Questo il titolo del messaggio che papa Francesco ha scritto per la Giornata del migrante e del rifugiato, il 29 settembre, che in ambito ecclesiale è giunta alla sua 110ª edizione, avendo avuto inizio nel 1914.
Secondo i dati dell’Organizzazione internazionale per le migrazioni (OIM), attualmente sono circa 281 milioni i migranti internazionali, a cui è necessario aggiungere 117 milioni di persone in movimento a causa di conflitti, violenze e disastri naturali.
A livello continentale le statistiche mostrano una comprensibile diversità: dal 2000 al 2020 l’Asia ha registrato una crescita esponenziale del numero di migranti internazionali con circa 37 milioni di persone, seguita dall’Europa con un aumento di 30 milioni, 18 milioni in Nord America e 10 milioni in Africa.
Si tratta di numeri che, rapportati alla popolazione mondiale globale, rappresentano ancora una percentuale molto ridotta, eppure capace di condizionare le agende di molti paesi, soprattutto i più ricchi – Stati Uniti, Canada e Europa occidentale -, le cui politiche, come noto, appaiono sempre più orientate alla chiusura e all’esternalizzazione delle frontiere.
Tuttavia il numero di migranti appare in continua crescita. Il papa descrive la naturale analogia esistente tra i flussi migratori e il lungo viaggio dalla schiavitù egiziana alla “terra promessa”, raccontato nel libro dell’Esodo.
Leggiamo infatti: “Come il popolo d’Israele al tempo di Mosè, i migranti spesso fuggono da situazioni di oppressione e sopruso, di insicurezza e discriminazione, di mancanza di prospettive di sviluppo.
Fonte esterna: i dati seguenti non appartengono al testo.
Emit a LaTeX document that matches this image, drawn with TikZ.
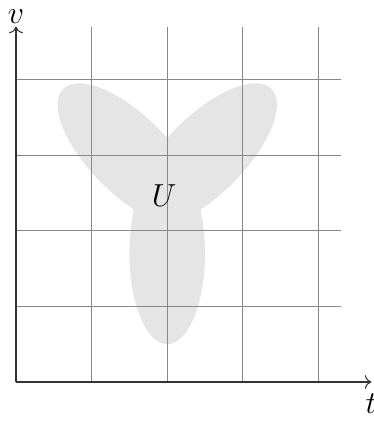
\documentclass[tikz,border=0pt]{standalone}
\usepackage{tikz}
\usetikzlibrary{arrows.meta,positioning}
\definecolor{lobegray}{HTML}{E5E5E5}
\definecolor{gridgray}{HTML}{888888}
\definecolor{axisgray}{HTML}{333333}

\begin{document}
\begin{tikzpicture}
\useasboundingbox (-0.212,-0.516) rectangle (4.735,5.053);
\fill[lobegray] (2,1.7) ellipse (0.5 and 1.2);
\fill[lobegray, rotate around={45:(1.5,3)}] (1.5,3) ellipse (0.52 and 1.24);
\fill[lobegray, rotate around={-45:(2.5,3)}] (2.5,3) ellipse (0.52 and 1.24);
\draw[gridgray] (0,0) grid (4.3,4.7);
\coordinate (O) at (0,0);
\coordinate (tend) at (4.7,0);
\coordinate (vend) at (0,4.7);
\draw[axisgray, ->] (O) -- (tend);
\draw[axisgray, ->] (O) -- (vend);
\node[below, yshift=-1pt] (tlabel) at (tend) {\large $t$};
\node[above, inner sep=1pt] (vlabel) at (vend) {\large $v$};
\node (ulabel) at (1.96,2.46) {\large $U$};
\end{tikzpicture}
\end{document}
Come gli ebrei nel deserto, i migranti trovano ostacoli d’ogni sorta nel loro cammino: sono provati dalla sete e dalla fame; sono sfiniti dalle fatiche e dalle malattie; sono tentati dalla disperazione”.
Papa Bergoglio aggiunge che per ogni credente: “Dio non solo cammina con il suo popolo, ma anche nel suo popolo, nel senso che si identifica con gli uomini e le donne in cammino attraverso la storia, in particolare con gli ultimi, i poveri, gli emarginati. L’incontro con il migrante, come con ogni fratello e sorella che è nel bisogno – dice il messaggio – è dunque al tempo stesso anche incontro con Cristo”.
L’invito di Francesco è di sentirsi in cammino insieme a loro, di “fare sinodo” assieme. Perché incontrare il migrante si trasforma, secondo il pontefice, in un modo per incontrare Cristo stesso, che bussa alla porta nelle vesti dell’affamato, del forestiero, del malato, del carcerato e appunto, del migrante.
Il World Migration Report presentato come ogni anno dall’OIM lo scorso maggio mostra una situazione molto critica, relativa ai flussi di uomini, donne, minori e bambini che a milioni fuggono da situazioni di guerra, oppressione e sopruso, di insicurezza e discriminazione, di condizioni climatiche estreme e di mancanza di prospettive di sviluppo.
Nel contempo il rapporto mostra anche la presenza di segnali positivi, come il contributo alle economie dei paesi ospitanti da un lato e l’incremento delle rimesse, cioè del denaro inviato dai migranti nei propri paesi dall’altro, una volta stabilitisi in un paese che offra loro un lavoro e la possibilità di vivere in pace.